Exercise directions: Word for word, print each line of the listing below; pictures stay out.

Data shown:
'''

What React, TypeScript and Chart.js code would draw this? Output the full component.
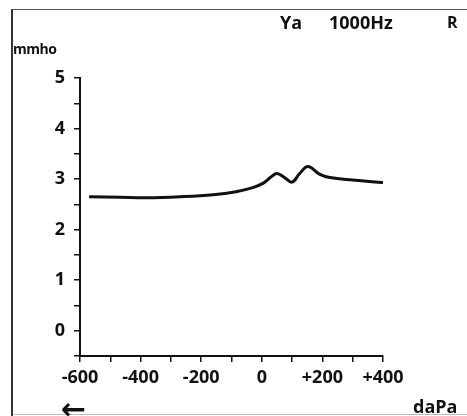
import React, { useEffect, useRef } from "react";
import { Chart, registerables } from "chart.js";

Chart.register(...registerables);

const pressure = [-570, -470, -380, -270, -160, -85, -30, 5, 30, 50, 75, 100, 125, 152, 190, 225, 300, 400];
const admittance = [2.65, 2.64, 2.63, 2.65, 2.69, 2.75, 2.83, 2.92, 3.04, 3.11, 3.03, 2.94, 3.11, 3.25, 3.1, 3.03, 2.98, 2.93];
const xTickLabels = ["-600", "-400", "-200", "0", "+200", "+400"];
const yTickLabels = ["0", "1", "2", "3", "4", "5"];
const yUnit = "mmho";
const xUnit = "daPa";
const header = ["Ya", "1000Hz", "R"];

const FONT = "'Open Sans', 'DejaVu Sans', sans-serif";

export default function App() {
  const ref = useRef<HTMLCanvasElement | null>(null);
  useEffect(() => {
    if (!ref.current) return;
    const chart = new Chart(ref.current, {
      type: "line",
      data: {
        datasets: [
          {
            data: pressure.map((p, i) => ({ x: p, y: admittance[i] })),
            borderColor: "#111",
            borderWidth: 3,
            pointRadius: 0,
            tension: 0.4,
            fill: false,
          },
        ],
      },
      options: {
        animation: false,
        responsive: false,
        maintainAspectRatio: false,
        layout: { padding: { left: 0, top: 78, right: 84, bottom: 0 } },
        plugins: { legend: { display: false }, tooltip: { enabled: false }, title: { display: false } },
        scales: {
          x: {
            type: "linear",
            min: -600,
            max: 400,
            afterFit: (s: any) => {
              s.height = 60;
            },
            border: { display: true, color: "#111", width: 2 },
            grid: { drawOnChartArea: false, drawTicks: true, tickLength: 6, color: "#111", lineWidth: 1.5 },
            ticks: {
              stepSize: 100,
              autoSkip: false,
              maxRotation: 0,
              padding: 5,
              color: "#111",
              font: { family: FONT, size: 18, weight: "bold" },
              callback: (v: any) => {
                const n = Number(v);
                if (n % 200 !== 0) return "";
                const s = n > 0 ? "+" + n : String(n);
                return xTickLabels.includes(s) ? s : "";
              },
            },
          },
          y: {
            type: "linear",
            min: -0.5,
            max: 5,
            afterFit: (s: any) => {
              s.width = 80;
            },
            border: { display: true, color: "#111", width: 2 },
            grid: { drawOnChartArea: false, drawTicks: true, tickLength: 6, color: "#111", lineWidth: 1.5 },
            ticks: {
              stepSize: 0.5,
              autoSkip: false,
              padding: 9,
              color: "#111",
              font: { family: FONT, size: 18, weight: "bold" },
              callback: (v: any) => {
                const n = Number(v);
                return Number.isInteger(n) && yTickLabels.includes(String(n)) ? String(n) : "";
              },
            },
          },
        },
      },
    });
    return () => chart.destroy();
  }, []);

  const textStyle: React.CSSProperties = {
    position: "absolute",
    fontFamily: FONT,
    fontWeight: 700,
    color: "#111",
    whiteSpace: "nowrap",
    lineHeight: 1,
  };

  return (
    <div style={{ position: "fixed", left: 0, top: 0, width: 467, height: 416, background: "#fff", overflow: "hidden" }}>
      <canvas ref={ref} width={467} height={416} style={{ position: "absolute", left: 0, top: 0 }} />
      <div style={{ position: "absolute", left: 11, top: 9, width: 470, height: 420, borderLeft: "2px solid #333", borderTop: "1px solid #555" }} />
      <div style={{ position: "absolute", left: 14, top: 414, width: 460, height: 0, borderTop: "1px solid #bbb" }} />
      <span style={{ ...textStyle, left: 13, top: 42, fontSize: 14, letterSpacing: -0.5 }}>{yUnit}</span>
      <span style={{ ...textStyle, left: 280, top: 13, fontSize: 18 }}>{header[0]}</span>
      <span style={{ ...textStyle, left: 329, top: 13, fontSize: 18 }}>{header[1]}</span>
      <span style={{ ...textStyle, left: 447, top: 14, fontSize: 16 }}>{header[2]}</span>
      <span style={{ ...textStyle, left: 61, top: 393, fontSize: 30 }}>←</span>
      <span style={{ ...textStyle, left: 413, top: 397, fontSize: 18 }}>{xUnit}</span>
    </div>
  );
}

'''

Full solution:
What React, TypeScript and Chart.js code would draw this? Output the full component.
import React, { useEffect, useRef } from "react";
import { Chart, registerables } from "chart.js";

Chart.register(...registerables);

const pressure = [-570, -470, -380, -270, -160, -85, -30, 5, 30, 50, 75, 100, 125, 152, 190, 225, 300, 400];
const admittance = [2.65, 2.64, 2.63, 2.65, 2.69, 2.75, 2.83, 2.92, 3.04, 3.11, 3.03, 2.94, 3.11, 3.25, 3.1, 3.03, 2.98, 2.93];
const xTickLabels = ["-600", "-400", "-200", "0", "+200", "+400"];
const yTickLabels = ["0", "1", "2", "3", "4", "5"];
const yUnit = "mmho";
const xUnit = "daPa";
const header = ["Ya", "1000Hz", "R"];

const FONT = "'Open Sans', 'DejaVu Sans', sans-serif";

export default function App() {
  const ref = useRef<HTMLCanvasElement | null>(null);
  useEffect(() => {
    if (!ref.current) return;
    const chart = new Chart(ref.current, {
      type: "line",
      data: {
        datasets: [
          {
            data: pressure.map((p, i) => ({ x: p, y: admittance[i] })),
            borderColor: "#111",
            borderWidth: 3,
            pointRadius: 0,
            tension: 0.4,
            fill: false,
          },
        ],
      },
      options: {
        animation: false,
        responsive: false,
        maintainAspectRatio: false,
        layout: { padding: { left: 0, top: 78, right: 84, bottom: 0 } },
        plugins: { legend: { display: false }, tooltip: { enabled: false }, title: { display: false } },
        scales: {
          x: {
            type: "linear",
            min: -600,
            max: 400,
            afterFit: (s: any) => {
              s.height = 60;
            },
            border: { display: true, color: "#111", width: 2 },
            grid: { drawOnChartArea: false, drawTicks: true, tickLength: 6, color: "#111", lineWidth: 1.5 },
            ticks: {
              stepSize: 100,
              autoSkip: false,
              maxRotation: 0,
              padding: 5,
              color: "#111",
              font: { family: FONT, size: 18, weight: "bold" },
              callback: (v: any) => {
                const n = Number(v);
                if (n % 200 !== 0) return "";
                const s = n > 0 ? "+" + n : String(n);
                return xTickLabels.includes(s) ? s : "";
              },
            },
          },
          y: {
            type: "linear",
            min: -0.5,
            max: 5,
            afterFit: (s: any) => {
              s.width = 80;
            },
            border: { display: true, color: "#111", width: 2 },
            grid: { drawOnChartArea: false, drawTicks: true, tickLength: 6, color: "#111", lineWidth: 1.5 },
            ticks: {
              stepSize: 0.5,
              autoSkip: false,
              padding: 9,
              color: "#111",
              font: { family: FONT, size: 18, weight: "bold" },
              callback: (v: any) => {
                const n = Number(v);
                return Number.isInteger(n) && yTickLabels.includes(String(n)) ? String(n) : "";
              },
            },
          },
        },
      },
    });
    return () => chart.destroy();
  }, []);

  const textStyle: React.CSSProperties = {
    position: "absolute",
    fontFamily: FONT,
    fontWeight: 700,
    color: "#111",
    whiteSpace: "nowrap",
    lineHeight: 1,
  };

  return (
    <div style={{ position: "fixed", left: 0, top: 0, width: 467, height: 416, background: "#fff", overflow: "hidden" }}>
      <canvas ref={ref} width={467} height={416} style={{ position: "absolute", left: 0, top: 0 }} />
      <div style={{ position: "absolute", left: 11, top: 9, width: 470, height: 420, borderLeft: "2px solid #333", borderTop: "1px solid #555" }} />
      <div style={{ position: "absolute", left: 14, top: 414, width: 460, height: 0, borderTop: "1px solid #bbb" }} />
      <span style={{ ...textStyle, left: 13, top: 42, fontSize: 14, letterSpacing: -0.5 }}>{yUnit}</span>
      <span style={{ ...textStyle, left: 280, top: 13, fontSize: 18 }}>{header[0]}</span>
      <span style={{ ...textStyle, left: 329, top: 13, fontSize: 18 }}>{header[1]}</span>
      <span style={{ ...textStyle, left: 447, top: 14, fontSize: 16 }}>{header[2]}</span>
      <span style={{ ...textStyle, left: 61, top: 393, fontSize: 30 }}>←</span>
      <span style={{ ...textStyle, left: 413, top: 397, fontSize: 18 }}>{xUnit}</span>
    </div>
  );
}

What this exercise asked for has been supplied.